The scenario of the overfond mother whose indulgence (temporarily) spoils the son is a common one in the Bombay cinema, and in the eyes of many it seems to have been played out with uncanny literalism in the Nargis-Sanjay Dutt story. She is known to have been passionately fond of him, indulging him and lying for him in defiance of her husband’s call for stricter discipline, and she is believed by many to have facilitated his addiction to a variety of drugs, including heroin. I should point out that even outside the context of the charges he currently faces, Sanjay is conspicuous as his mother’s son. His audiences, it is said, see him as carrying an aura of tragedy and vulnerability because of his mother’s early death, an aura that belies the macho violence of his roles.[65] But the very prematurity of her death is also the sign of a refusal to die; she features as a contagion from beyond the grave, an unquiet specter inhabiting both the renegade Hindu husband and the violent, weak minded, and affectionate son. In this context, Sanjay’s long and very public history of addiction makes him available as an easily pathologizable figure. The fact of his describing himself as always vulnerable to temptation (“It’s a sickness that can’t be cured”) provides a rationalization for the stigmatization.[66] His addiction functions as an analog to, and perhaps the support for, the taint of his Muslimness.
It must be noted that, apart from the prosecutors and the Hindu right, he is believed to be innocent of the conspiracy charges, though he is believed to have had mob connections. An article in the respected fortnightly India Today also links the acquisition of the weapon to questions of religious identity. It conjectures that the frantic calls for help the Dutts received from besieged Muslims during the riots may have led Sanjay to this step, especially as the Hanif-Samir team began to frequent his home at this juncture.[67] He has become, unwittingly, a representative figure, not only of the enemy within but also of an entire industry’s alleged subservience to Muslim mafiosi based in Dubai. The very word Dubai resonates powerfully in the Indian context, given the numbers of Muslim Indians who have gone there (and to other countries in the Persian Gulf) in recent decades as guest workers and returned to India comparatively wealthy and occasionally with a sharpened sense of religious affiliation. This is articulated in ways both subtle and obvious with the growing sense of Bollywood’s thralldom to organized crime, especially Muslim organized crime; the trips made by famous major and minor stars to Dubai, and their reputed liaisons with alleged underworld figures, are seen as evidence of their subjection to these illicit, antinational influences.[68] Sanjay’s apprehension led to considerable nervousness in the industry, nervousness that sometimes took the form of appeasing Bal Thackeray, the head of the Shiv Sena. It also became the occasion for the imposition of a number of demands by the Hindu rightist Bharatiya Janata Party in Bombay on the Film Makers’ Combine: these included suspending producers and actors accused of antinational activities from trade bodies and new films and respecting “the Hindu way of life, culture and values.” [69]

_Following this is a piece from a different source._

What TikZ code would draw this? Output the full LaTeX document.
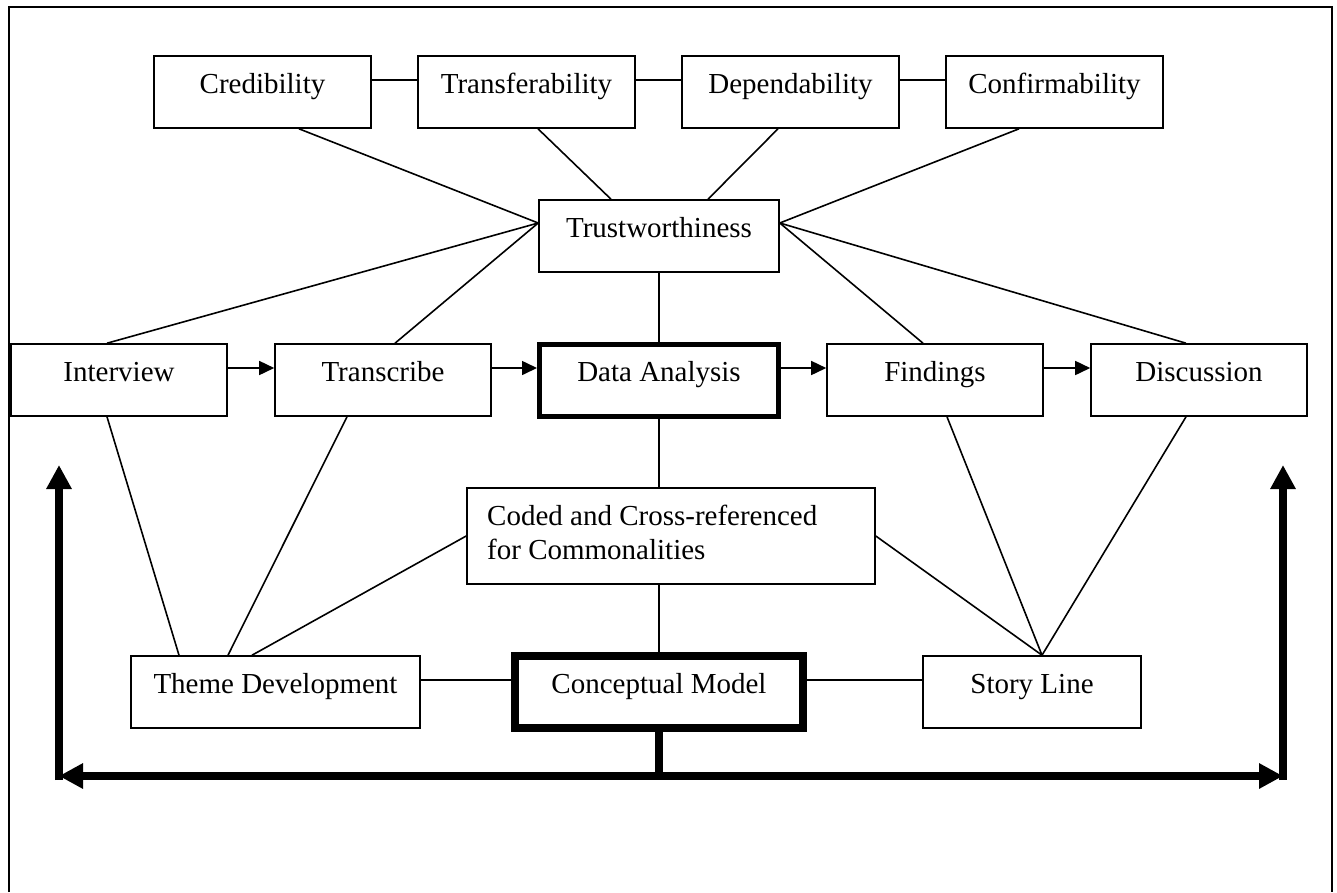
\documentclass[tikz,border=0pt]{standalone}
\usepackage{fontspec}
\setmainfont{Liberation Serif}
\usetikzlibrary{arrows.meta}
\tikzset{
  txt/.style={font=\fontsize{29}{34}\selectfont},
  box/.style={draw, line width=1.6pt, inner sep=0pt, minimum height=72pt,
    text height=37pt, text depth=35pt, txt},
  conn/.style={line width=1.6pt},
  thinarrow/.style={line width=1.6pt, -{Triangle[length=15pt,width=14pt]}},
  bigline/.style={line width=8pt},
  bigboth/.style={line width=8pt, {Triangle[length=24pt,width=24pt]}-{Triangle[length=24pt,width=24pt]}},
  bigone/.style={line width=8pt, -{Triangle[length=24pt,width=24pt]}},
}
\begin{document}
\begin{tikzpicture}[x=1pt,y=-1pt]
\useasboundingbox (0,0) rectangle (1337,892);
% outer frame
\draw[line width=2pt] (9,892) -- (9,7) -- (1332,7) -- (1332,892);

% top row
\node[box, minimum width=217pt] (cred) at (262.5,92) {Credibility};
\node[box, minimum width=217pt] (trans) at (526.5,92) {Transferability};
\node[box, minimum width=217pt] (dep) at (790.5,92) {Dependability};
\node[box, minimum width=217pt] (conf) at (1054.5,92) {Confirmability};

\node[box, minimum width=240pt] (trust) at (659,236) {Trustworthiness};

% middle row
\node[box, minimum width=216pt] (intv) at (119,380) {Interview};
\node[box, minimum width=216pt] (tran) at (383,380) {Transcribe};
\node[box, line width=5pt, minimum width=239pt, minimum height=71pt] (da) at (659,380) {Data Analysis};
\node[box, minimum width=216pt] (find) at (935,380) {Findings};
\node[box, minimum width=216pt] (disc) at (1199,380) {Discussion};

% coded box
\node[draw, line width=1.6pt, inner sep=0pt, minimum width=408pt, minimum height=96pt] (coded) at (671,536) {};
\node[txt, inner sep=0pt, anchor=base west] (codedtxt) at (487,525)
  {\begin{tabular}[t]{@{}l@{}}Coded and Cross-referenced\\for Commonalities\end{tabular}};

% bottom row
\node[box, minimum width=289pt] (theme) at (275.5,692) {Theme Development};
\node[box, line width=7.5pt, minimum width=288pt] (cm) at (659,692) {Conceptual Model};
\node[box, minimum width=218pt] (story) at (1032,692) {Story Line};

% top row links
\draw[conn] ([yshift=12pt]cred.east) -- ([yshift=12pt]trans.west);
\draw[conn] ([yshift=12pt]trans.east) -- ([yshift=12pt]dep.west);
\draw[conn] ([yshift=12pt]dep.east) -- ([yshift=12pt]conf.west);

% links to trustworthiness
\draw[conn] ([xshift=36.5pt]cred.south) -- ([yshift=13pt]trust.west);
\draw[conn] ([xshift=11.5pt]trans.south) -- ([xshift=-48pt]trust.north);
\draw[conn] ([xshift=-12.5pt]dep.south) -- ([xshift=49pt]trust.north);
\draw[conn] ([xshift=-35.5pt]conf.south) -- ([yshift=13pt]trust.east);
\draw[conn] ([xshift=-12pt]intv.north) -- ([yshift=13pt]trust.west);
\draw[conn] ([xshift=12pt]tran.north) -- ([yshift=13pt]trust.west);
\draw[conn] ([xshift=-12pt]find.north) -- ([yshift=13pt]trust.east);
\draw[conn] ([xshift=-13pt]disc.north) -- ([yshift=13pt]trust.east);
\draw[conn] (trust.south) -- (da.north);

% process arrows
\draw[thinarrow] ([yshift=12pt]intv.east) -- ([yshift=12pt]tran.west);
\draw[thinarrow] ([yshift=12pt]tran.east) -- ([yshift=12pt]da.west);
\draw[thinarrow] ([yshift=12pt]da.east) -- ([yshift=12pt]find.west);
\draw[thinarrow] ([yshift=12pt]find.east) -- ([yshift=12pt]disc.west);

% middle links
\draw[conn] (da.south) -- ([xshift=-12pt]coded.north);
\draw[conn] ([xshift=-12pt]coded.south) -- (cm.north);

% to theme development
\draw[conn] ([xshift=-12pt]intv.south) -- ([xshift=-96.5pt]theme.north);
\draw[conn] ([xshift=-36pt]tran.south) -- ([xshift=-47.5pt]theme.north);
\draw[conn] (coded.west) -- ([xshift=-23.5pt]theme.north);

% to story line
\draw[conn] (coded.east) -- ([xshift=10pt]story.north);
\draw[conn] ([xshift=12pt]find.south) -- ([xshift=10pt]story.north);
\draw[conn] ([xshift=-13pt]disc.south) -- ([xshift=10pt]story.north);

% bottom row links
\draw[conn] ([yshift=12pt]theme.east) -- ([yshift=12pt]cm.west);
\draw[conn] ([yshift=12pt]cm.east) -- ([yshift=12pt]story.west);

% feedback arrows
\coordinate (hm) at (659,776);
\coordinate (hl) at (59,776);
\coordinate (hr) at (1283,776);
\coordinate (ul) at (59,465);
\coordinate (ur) at (1283,465);
\coordinate (blc) at (59,780);
\coordinate (brc) at (1283,780);
\draw[bigline] (cm.south) -- (hm);
\draw[bigboth] (hl) -- (hr);
\draw[bigone] (blc) -- (ul);
\draw[bigone] (brc) -- (ur);
\end{tikzpicture}
\end{document}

And while his arrest has been instrumental in increasing criticism of TADA, I would argue that the very fact of his arrest and imprisonment without bail (along with hundreds of alleged coconspirators), despite his being the son of a Congress (I) member of Parliament, at a time when the party was in power at the state and at the federal level, is something of a testimony to the fact that suspicions of his Muslimness do not emanate solely from the Hindu right. TADA is in fact notorious for having been applied with extreme rigor to religious minorities, especially Muslims and Sikhs, and has been vociferously criticized by religious minorities and the Human Rights Commission. TADA does not clarify the nature of terrorist activity, encompassing acts violent and nonviolent, private and public, and places upon the accused the burden of proving their innocence;[70] in this regard it functions in ways that are already familiar to religious minorities, casting them as the abjected who must compulsively yet unsuccessfully keep enacting their good citizenship. At the moment Sanjay is out on bail and has resumed his acting career, thanks to the intervention of Thackeray. This is not testimony to the waning of Hindu fundamentalist zeal. Rather, it speaks to the power of the RSS chief, who can manifest his potency perhaps even more persuasively by withholding punishment than by inflicting it.

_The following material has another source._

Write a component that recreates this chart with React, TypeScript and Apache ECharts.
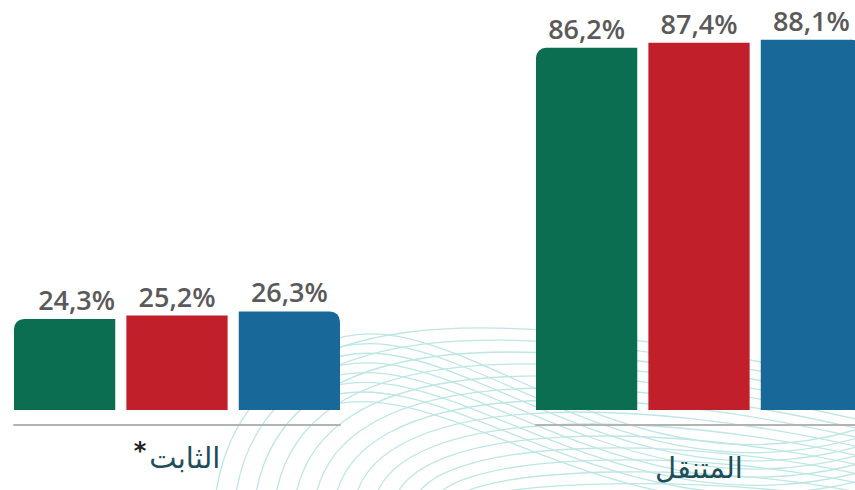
import React, { useEffect, useRef } from "react";
import * as echarts from "echarts";

const categories = ["الثابت", "المتنقل"];
const seriesNames = ["A", "B", "C"];
const fixedValues = [24.3, 25.2, 26.3];
const mobileValues = [86.2, 87.4, 88.1];
const colors = ["#0b6e50", "#c1202a", "#186899"];

function fmt(v: number) {
  return String(v).replace(".", ",") + "%";
}

function waves() {
  const els: any[] = [];
  const stroke = "#bde6e4";
  for (let i = 0; i < 14; i++) {
    const sx = 215 + i * 20;
    const py = 300 + i * 14;
    els.push({
      type: "bezierCurve",
      silent: true,
      shape: {
        x1: sx, y1: 500,
        cpx1: sx + 25 - i * 0.5, cpy1: py,
        cpx2: sx + 260, cpy2: py - 10,
        x2: 885, y2: 390 + i * 9,
      },
      style: { stroke, lineWidth: 1.3, fill: null },
    });
  }
  for (let i = 0; i < 8; i++) {
    els.push({
      type: "bezierCurve",
      silent: true,
      shape: {
        x1: 320, y1: 345 + i * 9,
        cpx1: 450, cpy1: 280 + i * 12,
        cpx2: 620, cpy2: 520 + i * 6,
        x2: 885, y2: 420 + i * 9,
      },
      style: { stroke, lineWidth: 1.3, fill: null },
    });
  }
  return els;
}

export default function App() {
  const ref = useRef<HTMLDivElement>(null);
  useEffect(() => {
    document.body.style.margin = "0";
    const chart = echarts.init(ref.current!, null, { renderer: "svg" });
    const radii = [
      [10, 0, 0, 0],
      [0, 0, 0, 0],
      [0, 10, 0, 0],
    ];
    const mk = (vals: number[], gi: number) =>
      vals.map((v, i) => ({
        name: seriesNames[i],
        type: "bar",
        xAxisIndex: gi,
        yAxisIndex: gi,
        barGap: "11%",
        barCategoryGap: 0,
        z: 5,
        data: [
          {
            value: v,
            label: gi === 0 && i === 0 ? { offset: [12, 0] } : undefined,
          },
        ],
        itemStyle: { color: colors[i], borderRadius: radii[i] },
        label: {
          show: true,
          position: "top",
          distance: 6,
          formatter: (p: any) => fmt(p.value),
          fontFamily: "Open Sans",
          fontSize: 27,
          fontWeight: 600,
          color: "#5a5a5a",
        },
      }));
    const xAx = (gi: number) => ({
      type: "category",
      gridIndex: gi,
      data: [categories[gi]],
      axisLine: { onZero: false, lineStyle: { color: "#b3b3b3", width: 2 } },
      axisTick: { show: false },
      axisLabel: {
        margin: gi === 0 ? 14 : 28,
        formatter: (v: string) => (gi === 0 ? "{s|*}{a|" + v + "}" : "{a|" + v + "}"),
        rich: {
          a: { fontSize: 29, color: "#1d4f5b", fontFamily: "DejaVu Sans" },
          s: { fontSize: 24, color: "#222", padding: [0, 3, 14, 0], fontFamily: "DejaVu Sans", fontWeight: "bold" },
        },
      },
    });
    chart.setOption({
      animation: false,
      graphic: { elements: waves() },
      grid: [
        { left: 14, width: 326, top: 20, bottom: 65 },
        { left: 536, width: 326, top: 20, bottom: 65 },
      ],
      xAxis: [xAx(0), xAx(1)],
      yAxis: [
        { type: "value", gridIndex: 0, min: -4, max: 104, show: false, splitLine: { show: false } },
        { type: "value", gridIndex: 1, min: -3.6, max: 92.8, show: false, splitLine: { show: false } },
      ],
      series: [...mk(fixedValues, 0), ...mk(mobileValues, 1)],
    });
    return () => chart.dispose();
  }, []);
  return (
    <div style={{ width: 855, height: 490, overflow: "hidden" }}>
      <div ref={ref} style={{ width: 875, height: 490 }} />
    </div>
  );
}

This is a sequel, not yet completed, to the life of Nargis. Even after death, she remains, as good Muslimness remains in the Indian polity and in Indian/Hindu public culture, as a phantasm, a ghost that lives and moves uncannily in our midst, not quite tangible and never fully exorcisable. Her career—in life and after it—illustrates in fascinating ways how disturbing and enigmatic a figure of (gendered) trouble the good Muslim is for Indianness. (The “bad Muslim,” as a figure who insists on forms of religiously based separatism and retains the obvious signifiers of Muslim identity, is a far easier entity to respond to or manage.) As we have seen, the industry itself has showcased Muslim talent—in acting, direction, writing, and music—in a very substantial way; many Muslim actors and actresses have entered the imaginary of a movie-going public in the most spectacular ways. The good Muslim, then, is not simply a phobic object, to be responded to with punitive laws and pogroms and other forms of bigotry; s/he is also, and at the same time, the object of love and identification. Above all, s/he is a figure of unhappy intimacy who, despite manifold repressions and conversions, returns repeatedly and inauspiciously to haunt the wholeness of an Indian (Hindu) psyche/polity. (Post)colonial Hindu/Indian identity must simultaneously disavow and be consumed with the intimate enemies that it can scarcely distinguish from itself.